### Problem requirements
Begin at the first line of the data and copy each line through the one containing "import seaborn as sns", that line included, with no pictures.

********

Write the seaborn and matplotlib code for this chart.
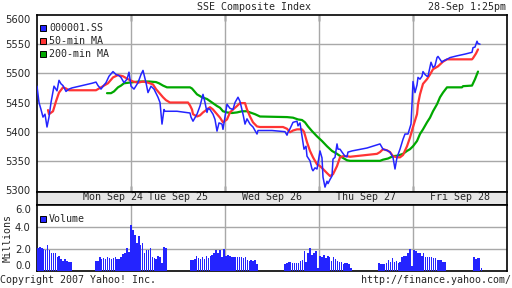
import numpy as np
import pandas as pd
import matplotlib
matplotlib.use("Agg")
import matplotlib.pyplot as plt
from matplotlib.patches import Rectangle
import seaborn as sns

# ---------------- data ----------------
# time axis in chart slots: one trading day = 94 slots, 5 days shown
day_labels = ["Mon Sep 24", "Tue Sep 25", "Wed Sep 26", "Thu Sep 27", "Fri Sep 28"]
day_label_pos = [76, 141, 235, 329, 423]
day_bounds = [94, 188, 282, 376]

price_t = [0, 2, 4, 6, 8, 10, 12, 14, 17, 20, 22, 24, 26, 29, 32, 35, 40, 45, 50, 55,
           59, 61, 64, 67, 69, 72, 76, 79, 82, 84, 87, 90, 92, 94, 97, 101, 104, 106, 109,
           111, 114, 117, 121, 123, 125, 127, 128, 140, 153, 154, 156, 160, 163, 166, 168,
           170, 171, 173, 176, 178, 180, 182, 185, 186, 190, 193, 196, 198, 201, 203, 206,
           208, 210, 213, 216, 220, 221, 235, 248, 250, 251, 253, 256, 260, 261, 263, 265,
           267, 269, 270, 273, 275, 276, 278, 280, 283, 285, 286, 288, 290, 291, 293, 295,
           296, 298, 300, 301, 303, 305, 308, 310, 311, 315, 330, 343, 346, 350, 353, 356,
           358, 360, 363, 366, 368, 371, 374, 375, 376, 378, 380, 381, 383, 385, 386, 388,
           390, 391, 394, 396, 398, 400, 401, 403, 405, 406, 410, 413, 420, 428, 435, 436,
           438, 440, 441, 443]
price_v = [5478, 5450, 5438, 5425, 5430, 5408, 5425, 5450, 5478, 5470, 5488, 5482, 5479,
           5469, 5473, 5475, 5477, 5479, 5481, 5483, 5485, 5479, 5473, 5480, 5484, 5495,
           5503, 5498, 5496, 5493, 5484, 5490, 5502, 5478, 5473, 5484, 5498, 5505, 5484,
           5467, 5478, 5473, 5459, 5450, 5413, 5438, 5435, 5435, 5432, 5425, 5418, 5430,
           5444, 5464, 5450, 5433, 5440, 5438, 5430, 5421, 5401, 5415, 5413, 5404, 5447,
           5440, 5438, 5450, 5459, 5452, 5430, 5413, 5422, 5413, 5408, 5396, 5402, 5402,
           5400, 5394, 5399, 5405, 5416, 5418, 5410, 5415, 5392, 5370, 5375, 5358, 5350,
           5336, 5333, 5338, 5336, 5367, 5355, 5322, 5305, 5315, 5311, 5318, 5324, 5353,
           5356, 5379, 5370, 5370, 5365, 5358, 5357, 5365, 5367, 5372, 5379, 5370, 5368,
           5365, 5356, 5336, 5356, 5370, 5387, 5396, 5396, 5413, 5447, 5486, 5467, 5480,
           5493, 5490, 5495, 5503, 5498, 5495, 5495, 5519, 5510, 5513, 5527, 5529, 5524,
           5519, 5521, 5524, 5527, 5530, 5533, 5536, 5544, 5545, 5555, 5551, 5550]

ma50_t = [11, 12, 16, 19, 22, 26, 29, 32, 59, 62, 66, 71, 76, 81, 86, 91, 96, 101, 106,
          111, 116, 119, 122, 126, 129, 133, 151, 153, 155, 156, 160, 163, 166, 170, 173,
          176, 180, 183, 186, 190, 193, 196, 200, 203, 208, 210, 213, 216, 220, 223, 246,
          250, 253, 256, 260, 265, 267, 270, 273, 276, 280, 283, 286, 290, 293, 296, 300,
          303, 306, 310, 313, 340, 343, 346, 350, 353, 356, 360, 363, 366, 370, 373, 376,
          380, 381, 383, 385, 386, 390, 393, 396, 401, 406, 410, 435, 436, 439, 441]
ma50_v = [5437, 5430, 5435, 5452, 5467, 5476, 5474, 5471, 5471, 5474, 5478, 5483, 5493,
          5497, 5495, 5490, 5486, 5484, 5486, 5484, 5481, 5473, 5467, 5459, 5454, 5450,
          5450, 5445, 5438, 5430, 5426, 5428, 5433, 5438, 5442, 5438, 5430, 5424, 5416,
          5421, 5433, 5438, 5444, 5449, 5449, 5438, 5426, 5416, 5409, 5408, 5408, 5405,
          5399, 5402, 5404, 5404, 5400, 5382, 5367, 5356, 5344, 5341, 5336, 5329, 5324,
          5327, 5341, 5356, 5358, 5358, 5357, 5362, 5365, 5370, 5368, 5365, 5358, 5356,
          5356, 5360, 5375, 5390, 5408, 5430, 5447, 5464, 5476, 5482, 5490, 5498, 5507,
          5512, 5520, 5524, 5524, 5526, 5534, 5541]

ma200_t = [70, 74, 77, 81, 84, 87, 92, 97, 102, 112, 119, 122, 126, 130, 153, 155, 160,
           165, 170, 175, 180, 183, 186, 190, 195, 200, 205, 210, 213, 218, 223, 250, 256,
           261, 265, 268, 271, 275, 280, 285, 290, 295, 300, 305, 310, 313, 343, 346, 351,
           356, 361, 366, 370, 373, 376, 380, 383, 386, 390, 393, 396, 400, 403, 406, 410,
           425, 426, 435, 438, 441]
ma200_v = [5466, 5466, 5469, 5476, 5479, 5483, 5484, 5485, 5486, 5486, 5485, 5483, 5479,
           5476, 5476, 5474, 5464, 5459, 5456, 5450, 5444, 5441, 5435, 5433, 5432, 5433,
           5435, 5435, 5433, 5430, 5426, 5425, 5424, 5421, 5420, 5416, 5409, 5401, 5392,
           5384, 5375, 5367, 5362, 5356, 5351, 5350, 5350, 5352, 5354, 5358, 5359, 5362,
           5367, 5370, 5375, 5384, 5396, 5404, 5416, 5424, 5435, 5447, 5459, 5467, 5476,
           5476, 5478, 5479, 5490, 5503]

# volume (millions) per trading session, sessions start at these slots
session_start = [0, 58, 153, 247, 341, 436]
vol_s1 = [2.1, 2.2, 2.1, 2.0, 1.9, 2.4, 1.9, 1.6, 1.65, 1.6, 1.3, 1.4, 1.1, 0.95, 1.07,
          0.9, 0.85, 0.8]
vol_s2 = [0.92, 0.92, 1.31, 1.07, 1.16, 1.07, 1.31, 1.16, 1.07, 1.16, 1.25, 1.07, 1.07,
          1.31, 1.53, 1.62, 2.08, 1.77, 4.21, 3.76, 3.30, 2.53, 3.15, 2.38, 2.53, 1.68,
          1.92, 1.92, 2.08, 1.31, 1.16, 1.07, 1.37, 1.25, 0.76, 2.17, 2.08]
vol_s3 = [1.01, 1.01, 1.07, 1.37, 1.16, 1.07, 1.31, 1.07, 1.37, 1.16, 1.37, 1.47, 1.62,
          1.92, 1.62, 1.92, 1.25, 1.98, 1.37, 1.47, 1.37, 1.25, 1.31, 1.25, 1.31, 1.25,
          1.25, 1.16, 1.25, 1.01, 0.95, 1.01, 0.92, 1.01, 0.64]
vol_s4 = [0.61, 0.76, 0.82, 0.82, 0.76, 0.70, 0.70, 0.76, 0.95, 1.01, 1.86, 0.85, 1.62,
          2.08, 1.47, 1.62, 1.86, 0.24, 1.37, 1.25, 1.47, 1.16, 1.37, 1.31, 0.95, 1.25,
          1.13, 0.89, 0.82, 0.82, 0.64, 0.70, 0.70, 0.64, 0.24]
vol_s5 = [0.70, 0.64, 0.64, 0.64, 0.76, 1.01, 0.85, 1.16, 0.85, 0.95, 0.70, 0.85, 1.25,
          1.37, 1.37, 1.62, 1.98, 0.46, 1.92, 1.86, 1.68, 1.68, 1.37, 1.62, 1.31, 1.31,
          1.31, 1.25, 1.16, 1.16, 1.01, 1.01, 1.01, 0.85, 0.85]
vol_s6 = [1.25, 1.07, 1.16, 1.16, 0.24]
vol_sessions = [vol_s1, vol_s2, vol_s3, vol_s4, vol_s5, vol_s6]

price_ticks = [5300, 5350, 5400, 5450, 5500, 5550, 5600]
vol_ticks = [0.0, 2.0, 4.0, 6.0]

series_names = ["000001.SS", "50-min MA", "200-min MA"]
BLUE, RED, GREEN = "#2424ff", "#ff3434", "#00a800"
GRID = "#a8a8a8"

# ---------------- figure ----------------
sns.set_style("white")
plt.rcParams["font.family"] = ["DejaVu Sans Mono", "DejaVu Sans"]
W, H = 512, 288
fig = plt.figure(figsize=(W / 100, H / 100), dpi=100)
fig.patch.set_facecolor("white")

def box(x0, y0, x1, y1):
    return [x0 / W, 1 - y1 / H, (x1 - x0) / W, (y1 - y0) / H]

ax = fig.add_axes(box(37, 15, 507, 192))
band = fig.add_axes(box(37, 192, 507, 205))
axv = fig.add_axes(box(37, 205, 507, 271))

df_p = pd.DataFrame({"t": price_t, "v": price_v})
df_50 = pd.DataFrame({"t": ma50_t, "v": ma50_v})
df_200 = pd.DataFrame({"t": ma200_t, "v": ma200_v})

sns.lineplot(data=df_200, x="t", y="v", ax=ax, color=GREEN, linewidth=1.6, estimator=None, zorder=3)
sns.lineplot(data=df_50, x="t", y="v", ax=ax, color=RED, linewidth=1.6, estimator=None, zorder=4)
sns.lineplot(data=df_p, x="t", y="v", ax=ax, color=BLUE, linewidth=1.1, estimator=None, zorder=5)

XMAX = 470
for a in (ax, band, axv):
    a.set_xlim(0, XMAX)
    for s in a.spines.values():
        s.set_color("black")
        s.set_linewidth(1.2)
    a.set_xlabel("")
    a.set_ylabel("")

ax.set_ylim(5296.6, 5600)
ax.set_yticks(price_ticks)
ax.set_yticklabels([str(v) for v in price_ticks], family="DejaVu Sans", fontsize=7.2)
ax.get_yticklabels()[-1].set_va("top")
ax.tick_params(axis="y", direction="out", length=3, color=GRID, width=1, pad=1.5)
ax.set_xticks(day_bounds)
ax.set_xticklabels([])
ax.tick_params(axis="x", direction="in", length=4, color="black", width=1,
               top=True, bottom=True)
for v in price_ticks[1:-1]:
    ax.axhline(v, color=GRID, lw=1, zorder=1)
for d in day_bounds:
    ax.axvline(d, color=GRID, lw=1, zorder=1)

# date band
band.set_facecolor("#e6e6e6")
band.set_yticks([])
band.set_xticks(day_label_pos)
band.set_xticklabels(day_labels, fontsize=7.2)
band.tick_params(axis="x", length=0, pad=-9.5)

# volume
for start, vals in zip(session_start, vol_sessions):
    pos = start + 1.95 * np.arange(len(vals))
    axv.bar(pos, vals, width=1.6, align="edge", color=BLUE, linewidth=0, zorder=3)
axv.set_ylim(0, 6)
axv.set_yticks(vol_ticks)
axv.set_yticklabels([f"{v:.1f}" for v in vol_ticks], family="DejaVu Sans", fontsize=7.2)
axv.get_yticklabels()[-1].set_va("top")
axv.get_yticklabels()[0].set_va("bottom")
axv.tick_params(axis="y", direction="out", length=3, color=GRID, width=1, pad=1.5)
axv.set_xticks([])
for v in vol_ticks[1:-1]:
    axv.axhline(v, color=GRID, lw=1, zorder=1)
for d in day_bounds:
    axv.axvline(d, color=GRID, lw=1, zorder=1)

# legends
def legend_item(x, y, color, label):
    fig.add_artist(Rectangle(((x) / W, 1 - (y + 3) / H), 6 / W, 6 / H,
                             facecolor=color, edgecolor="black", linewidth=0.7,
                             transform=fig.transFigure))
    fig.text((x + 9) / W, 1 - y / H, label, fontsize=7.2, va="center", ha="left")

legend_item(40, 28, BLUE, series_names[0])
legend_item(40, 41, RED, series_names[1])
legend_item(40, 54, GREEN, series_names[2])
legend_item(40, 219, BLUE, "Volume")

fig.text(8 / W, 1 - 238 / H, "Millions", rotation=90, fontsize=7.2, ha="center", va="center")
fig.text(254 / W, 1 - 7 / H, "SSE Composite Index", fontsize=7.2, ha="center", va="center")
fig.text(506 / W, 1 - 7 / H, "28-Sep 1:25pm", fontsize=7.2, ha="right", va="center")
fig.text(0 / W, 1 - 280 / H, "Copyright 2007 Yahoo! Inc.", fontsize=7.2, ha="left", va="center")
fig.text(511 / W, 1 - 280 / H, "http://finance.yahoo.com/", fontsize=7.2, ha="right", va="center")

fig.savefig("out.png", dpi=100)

********

### Full answer
Write the seaborn and matplotlib code for this chart.
import numpy as np
import pandas as pd
import matplotlib
matplotlib.use("Agg")
import matplotlib.pyplot as plt
from matplotlib.patches import Rectangle
import seaborn as sns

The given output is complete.